When the network recovers, the members may be able to see each other again, but they are not able to merge back together into a single cluster and combine their buckets back into a single partitioned region. You can be sure that the data is in an inconsistent state. Whether you are configured for data redundancy or not, you do not really know what data was lost and what was not. Even if you have redundant copies and they survived, different copies of an entry may have different values reflecting the interrupted workflow and inaccessible data.

Effect of Network Failure on Distributed Regions

By default, both sides of the cluster continue to run as though the members on the other side were not running. For distributed regions, however, the regions’s reliability policy configuration can change this default behavior.

When the network recovers, the members may be able to see each other again, but they are not able to merge back together into a single cluster.

Effect of Network Failure on Persistent Regions

A network failure when using persistent regions can cause conflicts in your persisted data. When you recover your system, you will likely encounter ConflictingPersistentDataExceptions when members start up.

For this reason, enable-network-partition-detection must be set to true if you are using persistent regions.
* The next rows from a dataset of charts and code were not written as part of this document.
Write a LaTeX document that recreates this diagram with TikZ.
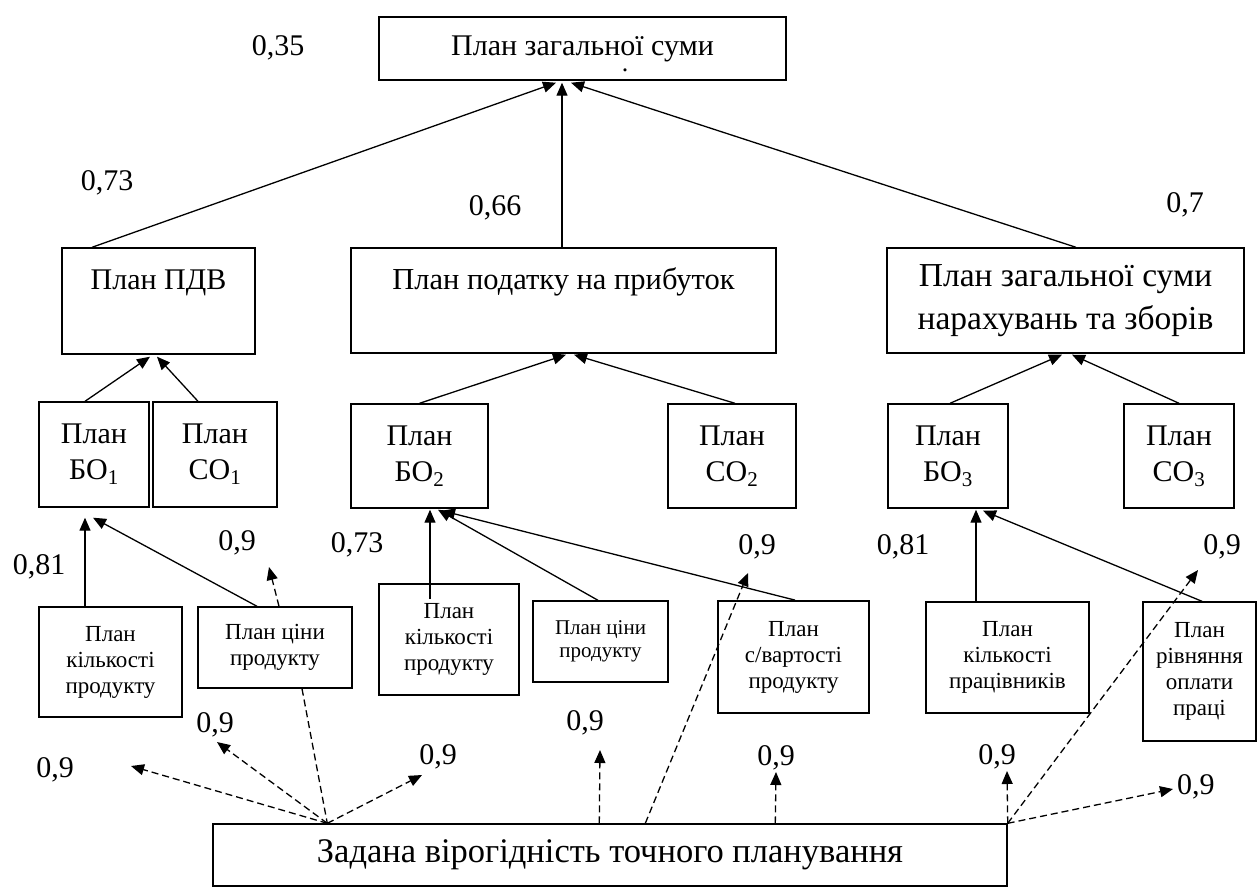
\documentclass[tikz,border=0pt]{standalone}
\usepackage{fontspec}
\setmainfont{Liberation Serif}
\usetikzlibrary{arrows.meta}
\begin{document}
\begin{tikzpicture}[x=1pt,y=-1pt,
  box/.style={draw, line width=1.4pt, inner sep=0pt, align=center},
  bigtxt/.style={font=\fontsize{30}{43}\selectfont},
  midtxt/.style={font=\fontsize{30}{36}\selectfont},
  smalltxt/.style={font=\fontsize{23}{26}\selectfont},
  tinytxt/.style={font=\fontsize{21}{23}\selectfont},
  num/.style={font=\fontsize{30}{32}\selectfont, inner sep=0pt},
  arr/.style={line width=1.3pt, -{Triangle[length=13pt,width=11pt]}},
  darr/.style={line width=1.3pt, dash pattern=on 7pt off 4pt, -{Triangle[length=13pt,width=11pt]}},
  dline/.style={line width=1.3pt, dash pattern=on 7pt off 4pt}]
\useasboundingbox (0,0) rectangle (1257,887);

% top
\node[box,bigtxt,minimum width=407pt,minimum height=63pt] (top) at (582.5,48.5) {План загальної суми};
\node[inner sep=0pt,font=\fontsize{26}{26}\selectfont] (dot) at (625,70) {.};

% second row
\node[box,bigtxt,minimum width=193pt,minimum height=106pt] (pdv) at (158.5,301) {План ПДВ\\\mbox{}};
\node[box,font=\fontsize{30.5}{43}\selectfont,minimum width=425pt,minimum height=105pt] (pod) at (563.5,300.5) {План податку на прибуток\\\mbox{}};
\node[box,font=\fontsize{33.5}{43}\selectfont,minimum width=357pt,minimum height=105pt] (nar) at (1065.5,300.5) {План загальної суми\\нарахувань та зборів};

% third row
\node[box,midtxt,minimum width=110pt,minimum height=105pt] (bo1) at (94,454.5) {План\\БО\textsubscript{1}};
\node[box,midtxt,minimum width=124pt,minimum height=105pt] (co1) at (215,454.5) {План\\СО\textsubscript{1}};
\node[box,midtxt,minimum width=137pt,minimum height=104pt] (bo2) at (419.5,456) {План\\БО\textsubscript{2}};
\node[box,midtxt,minimum width=128pt,minimum height=104pt] (co2) at (732,456) {План\\СО\textsubscript{2}};
\node[box,midtxt,minimum width=120pt,minimum height=104pt] (bo3) at (948,456) {План\\БО\textsubscript{3}};
\node[box,midtxt,minimum width=110pt,minimum height=104pt] (co3) at (1179,456) {План\\СО\textsubscript{3}};

% fourth row
\node[box,smalltxt,minimum width=143pt,minimum height=110pt] (k1) at (110.5,662) {План\\кількості\\продукту};
\node[box,smalltxt,minimum width=154pt,minimum height=81pt] (p1) at (275,647.5) {План ціни\\продукту};
\node[box,smalltxt,line width=2pt,minimum width=140pt,minimum height=111pt] (k2) at (449,639.5) {План\\кількості\\продукту};
\node[box,tinytxt,minimum width=135pt,minimum height=81pt] (p2) at (600.5,641.5) {План ціни\\продукту};
\node[box,smalltxt,line width=1.8pt,minimum width=151pt,minimum height=112pt] (s2) at (793.5,657) {План\\с/вартості\\продукту};
\node[box,smalltxt,minimum width=163pt,minimum height=111pt] (k3) at (1007.5,657.5) {План\\кількості\\працівників};
\node[box,smalltxt,minimum width=113pt,minimum height=139pt] (o3) at (1199.5,671.5) {План\\рівняння\\оплати\\праці};

% bottom
\node[box,font=\fontsize{34.5}{40}\selectfont,minimum width=794pt,minimum height=62pt] (zad) at (610,855) {Задана вірогідність точного планування};

% solid arrows: top
\draw[arr] ([xshift=-66.5pt]pdv.north) -- ([xshift=-26.5pt,yshift=-2pt]top.south);
\draw[arr] ([xshift=-1.5pt]pod.north) -- ([xshift=-20.5pt,yshift=-2pt]top.south);
\draw[arr] ([xshift=10.5pt]nar.north) -- ([xshift=-11.5pt,yshift=-2pt]top.south);

% into second row
\draw[arr] ([xshift=-9pt]bo1.north) -- ([xshift=-8.5pt,yshift=-2pt]pdv.south);
\draw[arr] ([xshift=-17pt]co1.north) -- ([xshift=-1.5pt,yshift=-2pt]pdv.south);
\draw[arr] (bo2.north) -- ([xshift=2.5pt,yshift=-1pt]pod.south);
\draw[arr] ([xshift=3pt]co2.north) -- ([xshift=10.5pt,yshift=-1pt]pod.south);
\draw[arr] ([xshift=2pt]bo3.north) -- ([xshift=-3.5pt,yshift=-1pt]nar.south);
\draw[arr] (co3.north) -- ([xshift=6.5pt,yshift=-1pt]nar.south);

% into third row
\draw[arr] ([xshift=-25.5pt]k1.north) -- ([xshift=-9pt,yshift=-10pt]bo1.south);
\draw[arr] ([xshift=-18pt]p1.north) -- ([xshift=-1pt,yshift=-10pt]bo1.south);
\draw[arr] ([xshift=-19pt,yshift=-16pt]k2.north) -- ([xshift=10.5pt,yshift=-1pt]bo2.south);
\draw[arr] ([xshift=-2.5pt]p2.north) -- ([xshift=18.5pt,yshift=-1pt]bo2.south);
\draw[arr] ([xshift=1.5pt]s2.north) -- ([xshift=22.5pt,yshift=-2pt]bo2.south);
\draw[arr] ([xshift=-31.5pt]k3.north) -- ([xshift=28pt,yshift=-1pt]bo3.south);
\draw[arr] ([xshift=2.5pt]o3.north) -- ([xshift=35pt,yshift=-2pt]bo3.south);

% dashed arrows
\coordinate (A) at ([xshift=115pt]zad.north west);
\coordinate (t1) at (131,766);
\coordinate (t2) at (217,742);
\coordinate (t3) at (422,775);
\coordinate (t4) at (269,567);
\coordinate (t5) at (600,750);
\coordinate (t6) at (748,573);
\coordinate (t7) at (776,772);
\coordinate (t8) at (1007,771);
\coordinate (t9) at (1198,570);
\coordinate (t10) at (1173,789);

\draw[darr] (A) -- (t1);
\draw[darr] (A) -- (t2);
\draw[darr] (A) -- (t3);
\draw[dline] ([xshift=27pt]p1.south) -- (A);
\draw[darr] ([xshift=4pt]p1.north) -- (t4);
\draw[darr] ([xshift=387pt]zad.north west) -- (t5);
\draw[darr] ([xshift=433pt]zad.north west) -- (t6);
\draw[darr] ([xshift=563pt]zad.north west) -- (t7);
\draw[darr] (zad.north east) -- (t8);
\draw[darr] (zad.north east) -- (t9);
\draw[darr] (zad.north east) -- (t10);

% number labels
\node[num] (n035) at (278,48) {0,35};
\node[num] (n073a) at (107,183) {0,73};
\node[num] (n066) at (495,208) {0,66};
\node[num] (n07) at (1185,205) {0,7};
\node[num] (n081a) at (39,567) {0,81};
\node[num] (n09a) at (237,543) {0,9};
\node[num] (n073b) at (357,545) {0,73};
\node[num] (n09b) at (757,547) {0,9};
\node[num] (n081b) at (903,547) {0,81};
\node[num] (n09c) at (1222,547) {0,9};
\node[num] (n09d) at (55,770) {0,9};
\node[num] (n09e) at (215,725) {0,9};
\node[num] (n09f) at (438,757) {0,9};
\node[num] (n09g) at (585,723) {0,9};
\node[num] (n09h) at (776,758) {0,9};
\node[num] (n09i) at (997,757) {0,9};
\node[num,anchor=west] (n09j) at (1177,787) {0,9};
\end{tikzpicture}
\end{document}
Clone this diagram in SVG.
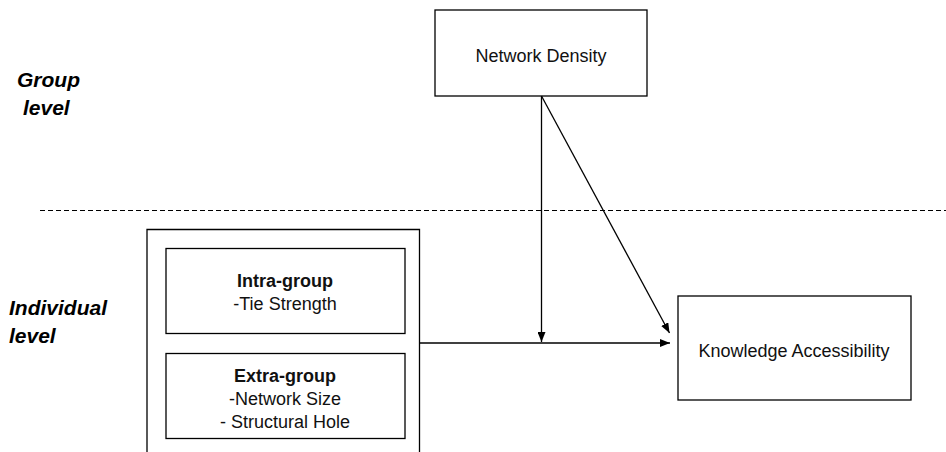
<svg xmlns="http://www.w3.org/2000/svg" width="946" height="452" viewBox="0 0 946 452">
<style>
.box{fill:#fff;stroke:#000;stroke-width:1.3}
.t{font-family:"Liberation Sans",Arial,sans-serif;font-size:18px;fill:#111;text-anchor:middle}
.b{font-weight:bold}
.lvl{font-family:"Liberation Sans",Arial,sans-serif;font-size:21px;font-weight:bold;font-style:italic;fill:#000}
.ln{stroke:#000;stroke-width:1.3;fill:none}
</style>
<defs>
<marker id="ah" viewBox="0 0 10 8" refX="10" refY="4" markerWidth="10" markerHeight="8" markerUnits="userSpaceOnUse" orient="auto">
<path d="M0,0 L10,4 L0,8 Z" fill="#000"/>
</marker>
</defs>
<rect width="946" height="452" fill="#fff"/>
<g id="labels">
<text class="lvl" x="17" y="87">Group</text>
<text class="lvl" x="23" y="115">level</text>
<text class="lvl" x="9" y="315">Individual</text>
<text class="lvl" x="9" y="343">level</text>
</g>
<g id="divider">
<line x1="40" y1="210.5" x2="946" y2="210.5" stroke="#000" stroke-width="1" stroke-dasharray="5,3"/>
</g>
<g id="network-density">
<rect class="box" x="435" y="10" width="212" height="86"/>
<text class="t" x="541" y="62">Network Density</text>
</g>
<g id="individual-container">
<path class="ln" d="M147,460 L147,229.5 L419.5,229.5 L419.5,460"/>
</g>
<g id="intra-group">
<rect class="box" x="166" y="248.5" width="239" height="85"/>
<text class="t b" x="285" y="287">Intra-group</text>
<text class="t" x="285" y="310">-Tie Strength</text>
</g>
<g id="extra-group">
<rect class="box" x="166" y="353.5" width="239" height="85"/>
<text class="t b" x="285" y="382">Extra-group</text>
<text class="t" x="285" y="405">-Network Size</text>
<text class="t" x="285" y="428">- Structural Hole</text>
</g>
<g id="knowledge-accessibility">
<rect class="box" x="678" y="296" width="233" height="104"/>
<text class="t" x="794" y="357">Knowledge Accessibility</text>
</g>
<g id="connectors">
<line class="ln" x1="419.5" y1="343" x2="670" y2="343" marker-end="url(#ah)"/>
<line class="ln" x1="541.5" y1="96" x2="541.5" y2="342" marker-end="url(#ah)"/>
<line class="ln" x1="541.5" y1="96" x2="669.5" y2="333" marker-end="url(#ah)"/>
</g>
</svg>
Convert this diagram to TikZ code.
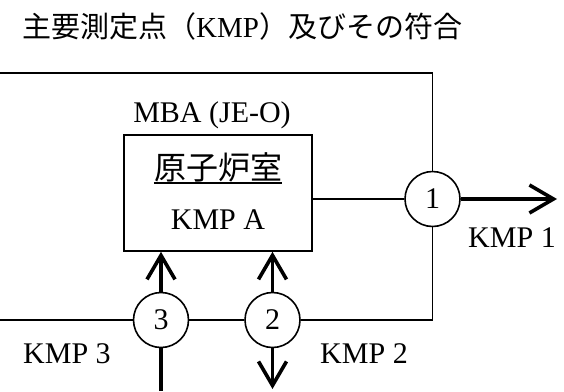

For information about how to recover from ConflictingPersistentDataException errors, see Recovering from ConfictingPersistentDataExceptions.

Effect of Network Failure on Client/Server Installations

If a client loses contact with all of its servers, the effect is the same as if it had crashed. You need to restart the client. See Recovering from Client Failure. If a client loses contact with some servers, but not all of them, the effect on the client is the same as if the unreachable servers had crashed. See Recovering from Server Failure.

Servers, like applications, are members of a cluster, so the effect of network failure on a server is the same as for an application. Exactly what happens depends on the configuration of your site.